Wo geht's hier zur Zukunft?

Die Verunsicherung ist so groß wie schon lange nicht. Doch die Politik geht recht kurzsichtig mit der Zukunft um. Vielleicht hilft ein Perspektivenwechsel.

von Renate Kromp © Bild: Ian Ehm/News

Die aktuelle Sonderausstellung im Weltmuseum Wien ist aus vielen Gründen sehenswert. George Nuku, ein Maori schottischer und deutscher Abstammung, bezieht die Kultur seiner neuseeländischen Vorfahren in seine Werke ein. Dabei lädt er uns unter anderem ein, unser Verständnis von Zeit zu überdenken. Die Maori gehen rückwärts in die Zukunft. Man bewegt sich also mit dem Rücken zu ihr hin, sieht sie nicht, weiß nicht, was sie bringen wird. Dafür haben die Maori die Vergangenheit, ihre Traditionen und Fehler, die sie vielleicht gemacht haben, fest im Blick.

Selten hat ein Bild so gut für unsere eigene Lage gepasst. Wir, die es gelernt haben, nach vorne zu blicken, Fortschritt, Entwicklung, stetiges Wachstum zu erwarten, Pläne für uns und unsere Kinder zu schmieden, sind zunehmend verunsichert, wenn es um die Zukunft geht. Wer hätte am Anfang dieses Jahres gedacht, dass wir uns vor einem Krieg in Europa fürchten werden und unseren auf gigantischem Energieverbrauch fußenden Wohlstand schwinden sehen? Wer hätte gedacht, dass immer mehr Menschen Rechnungen nicht mehr werden bezahlen können? Oder dass wir -nicht aus Klimagründen, sondern weil uns die Gas- Abhängigkeit von Russland dazu bringt -darüber nachdenken, im Winter warme Pullover anzuziehen und die Heizung spürbar zurückzudrehen?

"Prognosen sind schwierig, besonders wenn sie die Zukunft betreffen", lautet ein alter Kalauer, der abwechselnd Karl Valentin, Mark Twain und dem Naturwissenschaftler Niels Bohr zugeschrieben wird. Das Zitat könnte auch von einem dänischen Politiker stammen, informiert Wikipedia. In der Politik wird dieser Satz bisweilen als halblustige Rechtfertigung fürs Nichtstun gebraucht. Natürlich gibt es Prognosen, die wissenschaftlich abgesichert sind. Sie verheißen für die Zukunft nichts Gutes und wurden ebenso ignoriert wie die Fehler der Vergangenheit.
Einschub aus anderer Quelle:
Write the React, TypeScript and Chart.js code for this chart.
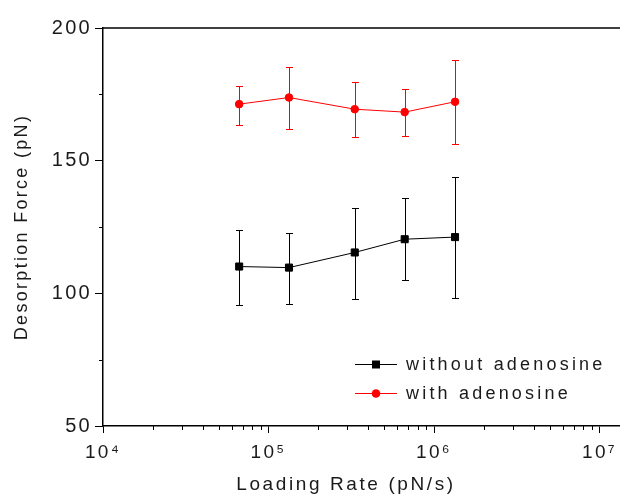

Stichwort: Klimakrise. Die Liste jener in Politik und Interessenvertretungen, die in den letzten 30 Jahren nichts bis wenig getan - oder gegen Nötiges intrigiert -haben ist lang.

»Die Liste jener, die in den letzten 30 Jahren nichts getan haben, ist lang«

Politik und Zukunft -eine schwierige Beziehung. Meist ist der Zeithorizont sehr eng gefasst. Bis zum nächsten Wahltag. Irgendwo ist fast immer einer. Und dann passiert -nichts, wenn man mit seinem Handeln Wählerinnen und Wähler vergraulen könnte. Oder zu viel - wenn man sich mit dem Füllhorn Stimmen sichern möchte. Manchmal bemüht die Politik die lange Perspektive: Aus für Vollspaltenböden in der Schweinemast bis 2039 oder für Verbrennungsmotoren in Neuwagen bis 2035 (mit gefällig eingebauter Hintertür). Oder die ganz, ganz lange: eine echte Bildungsreform? Viel zu kompliziert ...

Anfang der Woche hat der Klimarat seine Forderungen vorgelegt. Knapp hundert repräsentativ ausgewählte Bürgerinnen und Bürger haben 93 Ideen zusammengetragen. Sie reichen vom früheren Ende für Verbrenner bis zu autofreien Tagen, von einem höheren CO2-Preis bis zum Aus für die Pendlerpauschale, vom Werbeverbot für klimaschädliche Produkte bis zu Treibhauszöllen. "Da ist ja fast nichts Neues dabei", wurde von manchen bemängelt. Hätte man also längst tun können, Politiker. Viele Menschen sind bereit, weiter zu gehen, als es die Politik ist. Ein ganz neuer Blick in die Zukunft.